Fadoua Ben Azzouz; Bertrand Michel; Hamza Lasla; Wilfried Gouraud; Anne-Flore François; Fabien Girka; Théo Lecointre; Catherine Guérin-Charbonnel; Philippe P. Juin; Mario Campone; Pascal Jézéquel

doi:10.1101/2020.06.02.129544

Abstract

Triple-negative breast cancer (TNBC) heterogeneity represents one of the main impediment to precision medicine for this disease. Recent concordant transcriptomics studies have shown that TNBC could be splitted into at least three subtypes with potential therapeutic implications. Although, a few studies have been done to predict TNBC subtype by means of transcriptomics data, subtyping was partially sensitive and limited by batch effect and dependence to a given dataset, which may penalize the switch to routine diagnostic testing.
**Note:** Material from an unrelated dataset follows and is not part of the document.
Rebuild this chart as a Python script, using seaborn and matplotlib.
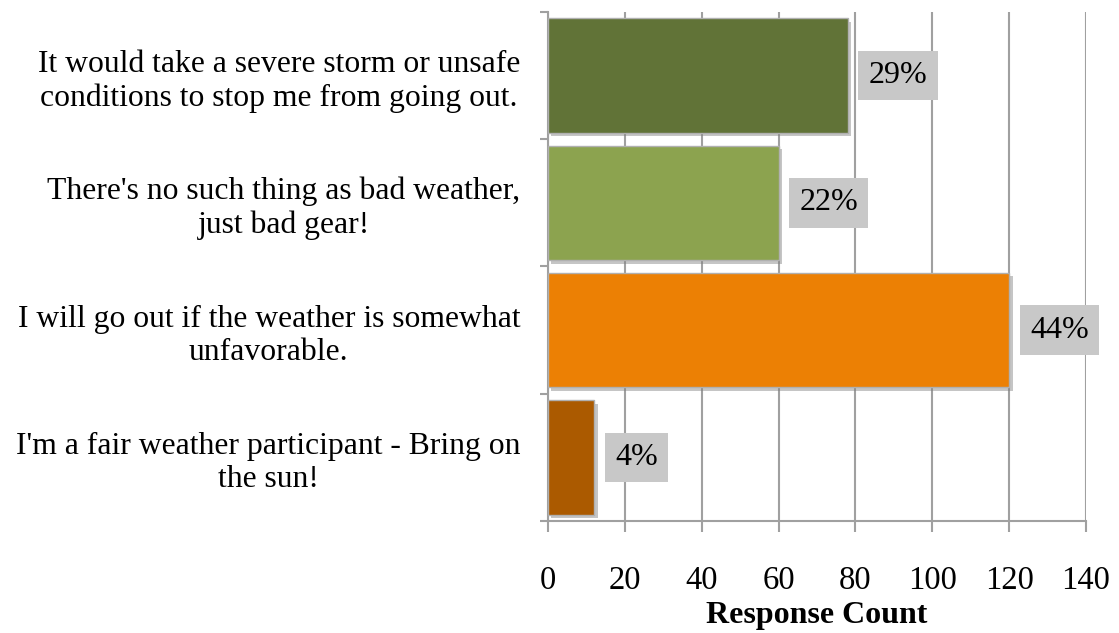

Therefore, we sought to build an absolute predictor (i.e. intra-patient diagnosis) based on machine learning algorithm with a limited number of probes. To this end, we started by introducing probe binary comparison for each patient (indicators). We based predictive analysis on this transformed data. Probe selection was first performed by combining both filter and wrapper methods for variable selection using cross validation. We thus tested three prediction models (random forest, gradient boosting [GB] and extreme gradient boosting) using this optimal subset of indicators as inputs. Nested cross-validation allowed us to consistently choose the best model. Results showed that the 50 selected indicators highlighted biological characteristics associated with each TNBC subtype. The GB based on this subset of indicators has better performances as compared to the other models.